The pushback on that point was so vehement that at times I felt that I was witnessing Democratic bias in the mainstream media. But let’s set aside Obama’s executive order for the time being. I want to gently address a couple of premises are fairly common among advocates of comprehensive immigration reform advocates—well-intended premises, plausible premises, but premises that don’t apply so well at the moment.

I can start by explaining how reporting on this situation scrambled my own views. For years, I’ve thought of immigration, including illegal immigration, as a mostly economic phenomenon. No surprise there: I’m from Texas, I spent six years writing for The Economist, and it is a totally reasonable framework for thinking about illegal migration from Mexico to the United States. You can see this if you look at research about aggregate migration flows or statistics about the share of undocumented workers in certain industries.
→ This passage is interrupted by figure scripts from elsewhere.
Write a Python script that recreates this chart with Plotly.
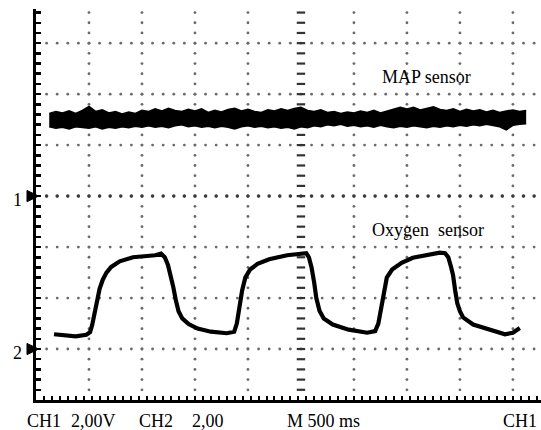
import numpy as np
import plotly.graph_objects as go

# ---- data (in screen divisions) ----
map_x = [0.25, 0.375, 0.5, 0.625, 0.75, 0.875, 1.0, 1.125,
         1.25, 1.375, 1.5, 1.625, 1.75, 1.875, 2.0, 2.125,
         2.25, 2.375, 2.5, 2.625, 2.75, 2.875, 3.0, 3.125,
         3.25, 3.375, 3.5, 3.625, 3.75, 3.875, 4.0, 4.125,
         4.25, 4.375, 4.5, 4.625, 4.75, 4.875, 5.0, 5.125,
         5.25, 5.375, 5.5, 5.625, 5.75, 5.875, 6.0, 6.125,
         6.25, 6.375, 6.5, 6.625, 6.75, 6.875, 7.0, 7.125,
         7.25, 7.375, 7.5, 7.625, 7.75, 7.875, 8.0, 8.125,
         8.25, 8.375, 8.5, 8.625, 8.75, 8.875, 9.0, 9.125,
         9.25]
map_hi = [5.62, 5.66, 5.63, 5.67, 5.62, 5.68, 5.76, 5.66,
          5.69, 5.63, 5.66, 5.61, 5.65, 5.62, 5.68, 5.66,
          5.71, 5.67, 5.72, 5.68, 5.66, 5.70, 5.67, 5.71,
          5.64, 5.68, 5.65, 5.70, 5.72, 5.67, 5.70, 5.66,
          5.64, 5.69, 5.67, 5.71, 5.68, 5.72, 5.74, 5.68,
          5.66, 5.69, 5.64, 5.66, 5.62, 5.65, 5.63, 5.67,
          5.64, 5.68, 5.63, 5.67, 5.70, 5.74, 5.71, 5.74,
          5.69, 5.72, 5.75, 5.70, 5.68, 5.71, 5.66, 5.70,
          5.67, 5.69, 5.65, 5.68, 5.64, 5.67, 5.69, 5.66,
          5.68]
map_lo = [5.36, 5.33, 5.35, 5.32, 5.36, 5.34, 5.33, 5.36,
          5.32, 5.35, 5.33, 5.36, 5.34, 5.37, 5.35, 5.38,
          5.35, 5.37, 5.34, 5.38, 5.40, 5.36, 5.38, 5.35,
          5.37, 5.34, 5.37, 5.35, 5.32, 5.36, 5.38, 5.35,
          5.37, 5.34, 5.36, 5.33, 5.35, 5.32, 5.36, 5.34,
          5.38, 5.36, 5.40, 5.38, 5.41, 5.37, 5.39, 5.36,
          5.38, 5.35, 5.39, 5.36, 5.34, 5.37, 5.35, 5.38,
          5.36, 5.34, 5.37, 5.35, 5.38, 5.36, 5.39, 5.37,
          5.40, 5.38, 5.41, 5.39, 5.36, 5.30, 5.39, 5.41,
          5.42]

o2_x = [0.34, 0.55, 0.75, 0.95, 1.02, 1.06, 1.10, 1.15, 1.20, 1.26, 1.33, 1.42, 1.58, 1.83, 2.05, 2.25,
        2.36, 2.43, 2.49, 2.54, 2.59, 2.64, 2.69, 2.76, 2.88, 3.05, 3.30, 3.60, 3.74, 3.79, 3.84, 3.89,
        3.95, 4.04, 4.18, 4.40, 4.74, 5.00, 5.10, 5.15, 5.20, 5.25, 5.29, 5.35, 5.43, 5.60, 5.90, 6.25,
        6.40, 6.46, 6.51, 6.56, 6.62, 6.72, 6.90, 7.11, 7.43, 7.62, 7.72, 7.78, 7.83, 7.87, 7.91, 7.95,
        8.00, 8.06, 8.25, 8.55, 8.85, 9.00, 9.13]
o2_y = [1.29, 1.26, 1.25, 1.28, 1.33, 1.47, 1.70, 1.96, 2.18, 2.36, 2.50, 2.61, 2.72, 2.80, 2.82, 2.84,
        2.87, 2.80, 2.65, 2.45, 2.22, 1.95, 1.74, 1.60, 1.49, 1.40, 1.34, 1.31, 1.34, 1.50, 1.85, 2.15,
        2.40, 2.56, 2.67, 2.76, 2.84, 2.88, 2.88, 2.80, 2.60, 2.30, 2.00, 1.75, 1.60, 1.48, 1.38, 1.32,
        1.35, 1.50, 1.80, 2.15, 2.40, 2.56, 2.69, 2.79, 2.86, 2.89, 2.88, 2.80, 2.62, 2.45, 2.15, 1.90,
        1.74, 1.62, 1.48, 1.38, 1.29, 1.32, 1.41]

grid_v = [1, 2, 3, 4, 6, 7, 8, 9]
grid_h = [1, 2, 3, 5, 6, 7]
center_v = 5
center_h = 4

channel_labels = ["1", "2"]
channel_levels = [4, 1]

bottom_labels = ["CH1", "2,00V", "CH2", "2,00", "M 500 ms", "CH1"]
bottom_label_x = [-0.21, 0.63, 1.91, 2.91, 4.70, 8.77]

XMAX = 9.53
YMAX = 7.67


def px(d):
    return d / XMAX


def py(d):
    return d / YMAX


fig = go.Figure()

# graticule dots
hx = np.arange(0.2, XMAX, 0.2)
vy = np.arange(0.2, YMAX, 0.2)
gx, gy = [], []
for g in grid_h:
    gx += list(hx); gy += [g] * len(hx)
for g in grid_v:
    gx += [g] * len(vy); gy += list(vy)
fig.add_trace(go.Scatter(x=gx, y=gy, mode="markers",
                         marker=dict(size=2.8, color="#6a6a6a"), hoverinfo="skip"))
fig.add_trace(go.Scatter(x=list(hx), y=[center_h] * len(hx), mode="markers",
                         marker=dict(size=3.6, color="#3a3a3a"), hoverinfo="skip"))
fig.add_trace(go.Scatter(x=[center_v] * len(vy), y=list(vy), mode="markers",
                         marker=dict(symbol="line-ew", size=6, color="#333",
                                     line=dict(width=2.2, color="#333")), hoverinfo="skip"))

# MAP sensor band
fig.add_trace(go.Scatter(x=map_x, y=map_lo, mode="lines",
                         line=dict(color="black", width=1.6), hoverinfo="skip"))
fig.add_trace(go.Scatter(x=map_x, y=map_hi, mode="lines", fill="tonexty",
                         fillcolor="black", line=dict(color="black", width=1.6), hoverinfo="skip"))

# Oxygen sensor
fig.add_trace(go.Scatter(x=o2_x, y=o2_y, mode="lines",
                         line=dict(color="black", width=4.2), hoverinfo="skip"))

serif = "Liberation Serif, Times New Roman, serif"
ann = []
ann.append(dict(x=7.36, y=6.33, xref="x", yref="y", text="MAP sensor", showarrow=False,
                font=dict(family=serif, size=18, color="black")))
ann.append(dict(x=7.40, y=3.33, xref="x", yref="y", text="Oxygen  sensor", showarrow=False,
                font=dict(family=serif, size=18, color="black")))

shapes = []
for lab, lev in zip(channel_labels, channel_levels):
    ann.append(dict(x=px(-0.34), y=py(lev - 0.07), xref="paper", yref="paper", text=lab,
                    showarrow=False, xanchor="center", yanchor="middle",
                    font=dict(family=serif, size=18, color="black")))
    path = "M {},{} L {},{} L {},{} Z".format(px(-0.17), py(lev + 0.11),
                                             px(0.05), py(lev),
                                             px(-0.17), py(lev - 0.11))
    shapes.append(dict(type="path", path=path, xref="paper", yref="paper",
                       fillcolor="black", line=dict(color="black", width=1)))

for t, xx in zip(bottom_labels, bottom_label_x):
    ann.append(dict(x=px(xx), y=py(-0.42), xref="paper", yref="paper", text=t,
                    showarrow=False, xanchor="left", yanchor="middle",
                    font=dict(family=serif, size=18, color="black")))

fig.update_layout(
    width=541, height=430, autosize=False,
    margin=dict(l=36, r=0, t=9, b=30, pad=0),
    paper_bgcolor="white", plot_bgcolor="white",
    showlegend=False,
    annotations=ann,
    shapes=shapes,
    xaxis=dict(range=[0, XMAX], showgrid=False, zeroline=False, showline=True,
               linecolor="black", linewidth=3, ticks="inside", tickmode="linear",
               tick0=0, dtick=0.15, ticklen=4, tickwidth=2, tickcolor="black",
               showticklabels=False, fixedrange=True),
    yaxis=dict(range=[0, YMAX], showgrid=False, zeroline=False, showline=True,
               linecolor="black", linewidth=3.5, ticks="inside", tickmode="linear",
               tick0=0, dtick=0.2, ticklen=5, tickwidth=2.5, tickcolor="black",
               showticklabels=False, fixedrange=True),
)

fig.write_html("out.html", config={"displayModeBar": False, "staticPlot": True},
               post_script="document.body.style.margin='0';document.body.style.overflow='hidden';")
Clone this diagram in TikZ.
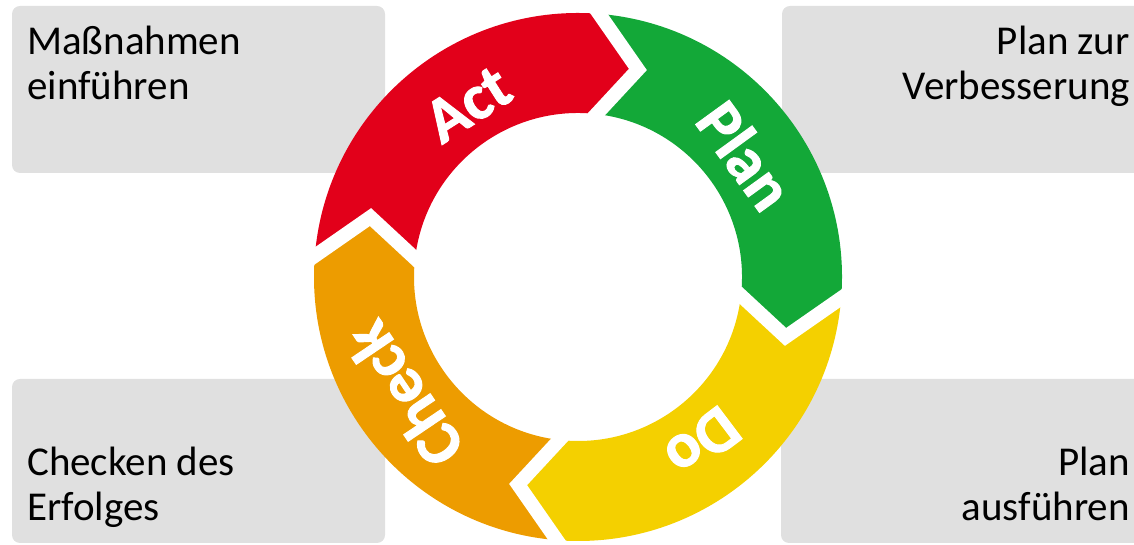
\documentclass[tikz,border=0pt]{standalone}
\usepackage{fontspec}
\setmainfont{Carlito}
\newfontfamily\ringfont{Carlito Bold}[FakeBold=1.5]
\usetikzlibrary{calc}
\definecolor{boxgray}{HTML}{E0E0E0}
\definecolor{actred}{HTML}{E2001A}
\definecolor{plangreen}{HTML}{13A838}
\definecolor{doyellow}{HTML}{F4D000}
\definecolor{checkorange}{HTML}{ED9C00}
\tikzset{
  greybox/.style={fill=boxgray, rounded corners=8pt},
  boxtext/.style={inner sep=0pt, font=\fontsize{41}{45}\selectfont, text=black},
  gapline/.style={draw=white, line width=14pt, line join=miter, line cap=butt},
  ringlabel/.style={inner sep=0pt, text=white, font=\ringfont\fontsize{64}{66}\selectfont}
}
\begin{document}
\begin{tikzpicture}[x=1pt,y=1pt]
\useasboundingbox (0,0) rectangle (1134,545);
% grey boxes
\fill[greybox] (12,372) rectangle (385,539);
\fill[greybox] (782,372) rectangle (1170,539);
\fill[greybox] (12,2) rectangle (385,166);
\fill[greybox] (781,2) rectangle (1170,166);
% box texts (base anchor = baseline of the last line)
\node[boxtext, anchor=base west, align=left] (ttl) at (27,445) {Maßnahmen\\einführen};
\node[boxtext, anchor=base east, align=right] (ttr) at (1130,445) {Plan zur\\Verbesserung};
\node[boxtext, anchor=base west, align=left] (tbl) at (27,24) {Checken des\\Erfolges};
\node[boxtext, anchor=base east, align=right] (tbr) at (1130,24) {Plan\\ausführen};
% ring
\begin{scope}[shift={(578,268)}]
\coordinate (TO) at (85.4:264pt);  \coordinate (TT) at (73.9:216pt);  \coordinate (TI) at (83.5:164pt);
\coordinate (RO) at (-4.6:264pt);  \coordinate (RT) at (-16.1:216pt); \coordinate (RI) at (-6.5:164pt);
\coordinate (BO) at (-94.6:264pt); \coordinate (BT) at (-106.1:216pt);\coordinate (BI) at (-96.5:164pt);
\coordinate (LO) at (175.4:264pt); \coordinate (LT) at (163.9:216pt); \coordinate (LI) at (173.5:164pt);
\fill[actred] (LO) arc[start angle=175.4, end angle=85.4, radius=264pt] -- (TT) -- (TI)
   arc[start angle=83.5, end angle=173.5, radius=164pt] -- (LT) -- cycle;
\fill[plangreen] (TO) arc[start angle=85.4, end angle=-4.6, radius=264pt] -- (RT) -- (RI)
   arc[start angle=-6.5, end angle=83.5, radius=164pt] -- (TT) -- cycle;
\fill[doyellow] (RO) arc[start angle=-4.6, end angle=-94.6, radius=264pt] -- (BT) -- (BI)
   arc[start angle=-96.5, end angle=-6.5, radius=164pt] -- (RT) -- cycle;
\fill[checkorange] (BO) arc[start angle=-94.6, end angle=-184.6, radius=264pt] -- (LT) -- (LI)
   arc[start angle=-186.5, end angle=-96.5, radius=164pt] -- (BT) -- cycle;
% white gaps
\foreach \j in {T,R,B,L}{
  \draw[gapline] ($(\j T)!1.12!(\j O)$) -- (\j T) -- ($(\j T)!1.12!(\j I)$);
}
% labels
\node[ringlabel, rotate=32.5] (lact) at (122.5:205pt) {Act};
\node[ringlabel, rotate=-54] (lplan) at (36:207pt) {Plan};
\node[ringlabel, rotate=-143] (ldo) at (-53:207pt) {Do};
\node[ringlabel, rotate=124] (lcheck) at (214:210pt) {Check};
\end{scope}
\end{tikzpicture}
\end{document}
That framework informed my view of policy debates about illegal immigration and border security. I was generally opposed to the border wall, for example: if illegal immigration can be explained by neoclassical economics, the invisible hand is probably going to have a greater effect on the number of attempted crossings than a physical wall would, and it’s certainly going to be cheaper. Border security seemed like an important issue, but a largely separate one. Economic migrants usually don’t have criminal intent, and they have pretty good incentives not to get arrested; efforts to root them out don’t really improve public safety, and may distract from efforts to crack down on drug smuggling and human trafficking. I thought comprehensive immigration reform was a goal worth pursuing, not solely out of liberal do-goodery, but because of the straightforward efficiency gains for workers and businesses.

I still think all of that, if we’re talking about illegal immigration from Mexico to the United States for economic reasons. But that’s not what this situation is about. First of all, Central Americans aren’t from Mexico. (There are unaccompanied children from Mexico who enter the United States every year, but there hasn’t been a sudden influx of such children.) And the majority of the OTMs crossing don’t appear to be economic migrants. Per a Department of Homeland Security report that was leaked to Breitbart Texas, about half of the unaccompanied children from Guatemala, Honduras and El Salvador are boys between the ages of 15-17; young men at that age are probably hoping to work. The younger children and women, however, seem to be looking to rejoin husbands or relatives who are already here. Some of them, depending on circumstances, may be more accurately described as refugees; either way, they can’t be considered de facto guest workers. In other words, it would be great if the situation motivated Congress to pass a comprehensive immigration reform that would expand the number of visas available to highly skilled engineers, and so on: never let a crisis go to waste, etc. But the OTMs in question aren’t the subset of immigrants who would be most directly affected by a comprehensive immigration reform bill. Calls for such, given the context, seem slightly opportunistic.

The influx of OTMs does, on the other hand, have direct implications for border security. To be clear, the migrants themselves aren’t scary. More like the opposite of scary. It remains the case that some on the right are drastically exaggerating the threat posed by these unauthorized immigrants, and by immigrants in general. The blustering about “illeagles” and so on is off-putting. But the surge in apprehensions means that Border Patrol agents working in this historically calm sector are busier than usual. And they’re going to be busy all summer—keep in mind the striking detail that most of the OTMs are seeking out the Border Patrol agents once they arrive, rather than the other way around. Governor Perry didn’t really elevate the discussion when he paused for a photo op with Sean Hannity and a machine gun, but his request for National Guard troops on the border isn’t unreasonable and is probably, in fact, a good idea.   

And frankly, the politics of this could be a lot worse. Texas has about 1.5 million unauthorized residents, a 1200-mile international border—that’s a legal reality, not a xenophobic fantasy—and, as mentioned above, a genuinely complex situation on its hands. Despite all that, our right-wingers haven’t been as vitriolic, for the most part, as their counterparts in California, or certain stretches of enlightened western Europe. This is one of those historical junctures when Democrats would be well-advised to consider the possibility that plenty of conservatives aren’t crazy. Operational control of the border is a worthwhile goal, and one that would, in this case, help protect the immigrants, too.